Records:
--------------------------------

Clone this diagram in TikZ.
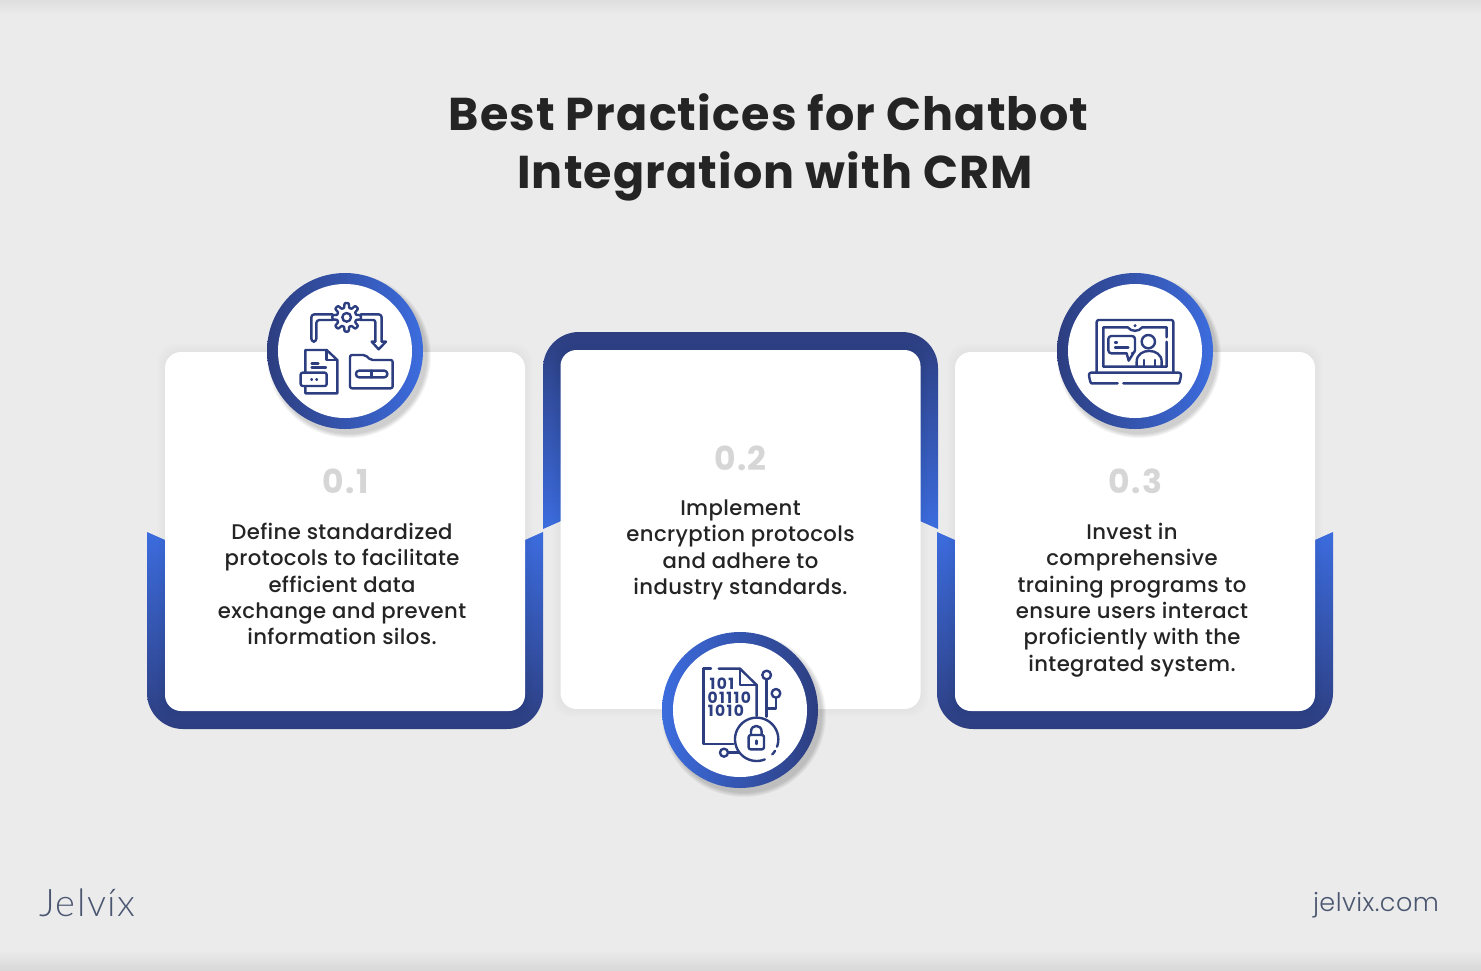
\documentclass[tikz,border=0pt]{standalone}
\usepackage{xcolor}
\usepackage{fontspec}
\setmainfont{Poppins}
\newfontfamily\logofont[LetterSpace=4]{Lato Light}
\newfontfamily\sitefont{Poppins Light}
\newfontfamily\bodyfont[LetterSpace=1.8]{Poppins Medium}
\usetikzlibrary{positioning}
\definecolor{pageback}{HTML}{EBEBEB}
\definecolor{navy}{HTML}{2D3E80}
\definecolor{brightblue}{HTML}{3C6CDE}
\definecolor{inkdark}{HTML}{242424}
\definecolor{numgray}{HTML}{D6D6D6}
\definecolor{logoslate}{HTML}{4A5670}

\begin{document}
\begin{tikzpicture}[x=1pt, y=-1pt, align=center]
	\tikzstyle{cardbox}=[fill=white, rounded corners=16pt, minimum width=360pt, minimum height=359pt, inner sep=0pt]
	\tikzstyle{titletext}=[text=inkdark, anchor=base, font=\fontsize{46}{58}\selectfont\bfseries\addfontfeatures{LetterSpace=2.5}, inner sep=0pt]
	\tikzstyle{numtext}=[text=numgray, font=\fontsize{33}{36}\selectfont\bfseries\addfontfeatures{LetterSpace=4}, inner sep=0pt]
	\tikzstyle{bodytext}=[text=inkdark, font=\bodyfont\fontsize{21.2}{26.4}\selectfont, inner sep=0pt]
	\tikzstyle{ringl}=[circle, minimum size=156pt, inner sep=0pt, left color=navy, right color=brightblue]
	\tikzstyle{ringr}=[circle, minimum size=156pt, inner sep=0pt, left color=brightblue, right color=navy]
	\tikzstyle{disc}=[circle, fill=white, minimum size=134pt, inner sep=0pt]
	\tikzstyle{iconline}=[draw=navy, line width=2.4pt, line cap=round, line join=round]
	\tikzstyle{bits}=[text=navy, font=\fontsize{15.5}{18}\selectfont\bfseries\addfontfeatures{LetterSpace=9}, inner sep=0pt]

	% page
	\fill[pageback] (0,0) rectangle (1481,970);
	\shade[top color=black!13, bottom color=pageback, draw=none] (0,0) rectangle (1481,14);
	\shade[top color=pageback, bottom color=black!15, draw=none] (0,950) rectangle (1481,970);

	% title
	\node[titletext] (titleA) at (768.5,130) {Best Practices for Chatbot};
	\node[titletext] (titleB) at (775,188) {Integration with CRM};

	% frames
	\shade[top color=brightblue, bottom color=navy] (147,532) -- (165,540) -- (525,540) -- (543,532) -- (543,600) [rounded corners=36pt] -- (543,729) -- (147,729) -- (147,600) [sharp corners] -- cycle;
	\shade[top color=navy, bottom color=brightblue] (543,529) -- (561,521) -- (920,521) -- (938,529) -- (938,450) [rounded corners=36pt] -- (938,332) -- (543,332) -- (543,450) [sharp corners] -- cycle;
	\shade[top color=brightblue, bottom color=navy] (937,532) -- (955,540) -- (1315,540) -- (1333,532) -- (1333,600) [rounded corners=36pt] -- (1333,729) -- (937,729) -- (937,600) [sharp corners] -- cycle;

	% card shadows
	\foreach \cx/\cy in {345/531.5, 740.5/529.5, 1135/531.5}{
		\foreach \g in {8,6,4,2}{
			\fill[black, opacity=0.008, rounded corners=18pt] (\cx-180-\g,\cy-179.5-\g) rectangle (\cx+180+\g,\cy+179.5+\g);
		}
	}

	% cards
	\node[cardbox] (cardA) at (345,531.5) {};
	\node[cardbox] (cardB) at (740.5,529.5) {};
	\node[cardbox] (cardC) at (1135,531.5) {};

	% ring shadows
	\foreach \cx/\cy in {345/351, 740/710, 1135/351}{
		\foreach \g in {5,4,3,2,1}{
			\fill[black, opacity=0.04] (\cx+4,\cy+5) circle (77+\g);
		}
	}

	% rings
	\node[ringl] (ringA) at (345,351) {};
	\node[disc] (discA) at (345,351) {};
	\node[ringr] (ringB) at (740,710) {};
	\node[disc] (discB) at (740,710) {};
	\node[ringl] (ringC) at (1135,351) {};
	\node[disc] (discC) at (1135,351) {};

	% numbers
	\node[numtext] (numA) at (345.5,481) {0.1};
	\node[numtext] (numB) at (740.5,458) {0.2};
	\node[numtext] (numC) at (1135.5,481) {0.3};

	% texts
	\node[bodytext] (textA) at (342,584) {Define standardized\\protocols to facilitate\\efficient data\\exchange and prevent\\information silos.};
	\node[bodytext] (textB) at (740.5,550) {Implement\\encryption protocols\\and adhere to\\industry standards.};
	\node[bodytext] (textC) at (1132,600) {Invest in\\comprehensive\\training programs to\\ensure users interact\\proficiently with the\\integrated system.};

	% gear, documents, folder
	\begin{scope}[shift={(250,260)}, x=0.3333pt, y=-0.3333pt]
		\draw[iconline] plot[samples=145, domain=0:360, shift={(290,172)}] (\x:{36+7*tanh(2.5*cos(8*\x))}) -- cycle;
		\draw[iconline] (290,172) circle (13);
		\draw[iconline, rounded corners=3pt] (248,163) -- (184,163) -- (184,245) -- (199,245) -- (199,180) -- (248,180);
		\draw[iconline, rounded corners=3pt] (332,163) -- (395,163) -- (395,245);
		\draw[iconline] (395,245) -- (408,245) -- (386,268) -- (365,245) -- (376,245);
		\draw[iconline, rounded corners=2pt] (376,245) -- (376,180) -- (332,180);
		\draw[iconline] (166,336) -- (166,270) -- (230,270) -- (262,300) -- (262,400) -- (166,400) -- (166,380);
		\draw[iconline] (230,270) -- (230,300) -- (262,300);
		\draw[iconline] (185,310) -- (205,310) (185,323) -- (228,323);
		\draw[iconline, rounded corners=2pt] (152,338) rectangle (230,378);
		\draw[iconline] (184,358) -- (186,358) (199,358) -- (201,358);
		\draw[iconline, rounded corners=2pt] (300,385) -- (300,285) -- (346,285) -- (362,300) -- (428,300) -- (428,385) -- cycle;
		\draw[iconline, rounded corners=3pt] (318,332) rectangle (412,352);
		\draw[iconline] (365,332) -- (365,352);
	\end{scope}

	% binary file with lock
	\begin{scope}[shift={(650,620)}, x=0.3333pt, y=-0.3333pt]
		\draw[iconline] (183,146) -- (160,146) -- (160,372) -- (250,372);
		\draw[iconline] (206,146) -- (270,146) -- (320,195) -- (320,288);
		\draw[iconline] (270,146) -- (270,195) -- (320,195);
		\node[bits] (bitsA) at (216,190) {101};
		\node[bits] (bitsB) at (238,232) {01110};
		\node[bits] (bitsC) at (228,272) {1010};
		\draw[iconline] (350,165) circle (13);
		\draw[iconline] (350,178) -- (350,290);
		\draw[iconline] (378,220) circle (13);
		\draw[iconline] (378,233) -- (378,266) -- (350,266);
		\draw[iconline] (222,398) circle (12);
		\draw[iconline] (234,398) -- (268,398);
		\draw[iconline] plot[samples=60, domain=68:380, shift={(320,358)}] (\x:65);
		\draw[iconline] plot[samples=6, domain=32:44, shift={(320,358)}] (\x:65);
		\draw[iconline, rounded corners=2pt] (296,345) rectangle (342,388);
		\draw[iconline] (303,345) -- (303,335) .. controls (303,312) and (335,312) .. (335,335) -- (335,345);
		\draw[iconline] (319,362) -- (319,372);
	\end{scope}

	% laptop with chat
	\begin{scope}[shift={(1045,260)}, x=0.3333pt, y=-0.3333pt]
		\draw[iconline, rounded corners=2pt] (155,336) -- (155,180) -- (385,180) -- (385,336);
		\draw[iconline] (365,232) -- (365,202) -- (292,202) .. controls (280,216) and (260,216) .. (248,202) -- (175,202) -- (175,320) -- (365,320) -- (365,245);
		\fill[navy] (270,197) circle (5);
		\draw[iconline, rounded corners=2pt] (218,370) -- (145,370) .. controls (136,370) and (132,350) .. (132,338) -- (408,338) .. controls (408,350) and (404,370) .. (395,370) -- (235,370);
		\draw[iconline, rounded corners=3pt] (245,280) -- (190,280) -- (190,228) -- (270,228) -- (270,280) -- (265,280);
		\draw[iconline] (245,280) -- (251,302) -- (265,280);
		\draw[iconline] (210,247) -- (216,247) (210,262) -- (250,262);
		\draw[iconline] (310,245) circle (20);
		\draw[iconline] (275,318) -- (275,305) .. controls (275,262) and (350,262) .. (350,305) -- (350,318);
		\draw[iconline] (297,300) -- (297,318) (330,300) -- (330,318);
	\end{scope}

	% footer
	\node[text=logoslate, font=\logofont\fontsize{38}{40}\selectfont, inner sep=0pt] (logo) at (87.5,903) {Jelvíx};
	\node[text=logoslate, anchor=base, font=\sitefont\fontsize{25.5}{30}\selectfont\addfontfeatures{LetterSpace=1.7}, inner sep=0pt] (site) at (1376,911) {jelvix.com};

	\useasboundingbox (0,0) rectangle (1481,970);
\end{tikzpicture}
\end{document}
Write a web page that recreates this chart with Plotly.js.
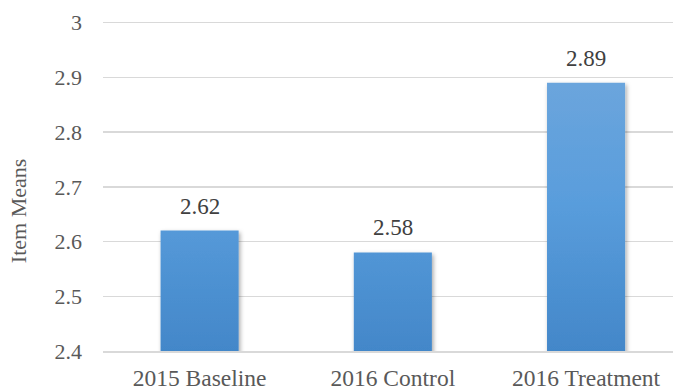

--------------------------------

EXERCISE AIM — Scan the listing above. Gather each line that contains the word "with".

RESULT BELOW —
	\node[titletext] (titleB) at (775,188) {Integration with CRM};
	\node[bodytext] (textC) at (1132,600) {Invest in\\comprehensive\\training programs to\\ensure users interact\\proficiently with the\\integrated system.};
	% binary file with lock
	% laptop with chat
Write a web page that recreates this chart with Plotly.js.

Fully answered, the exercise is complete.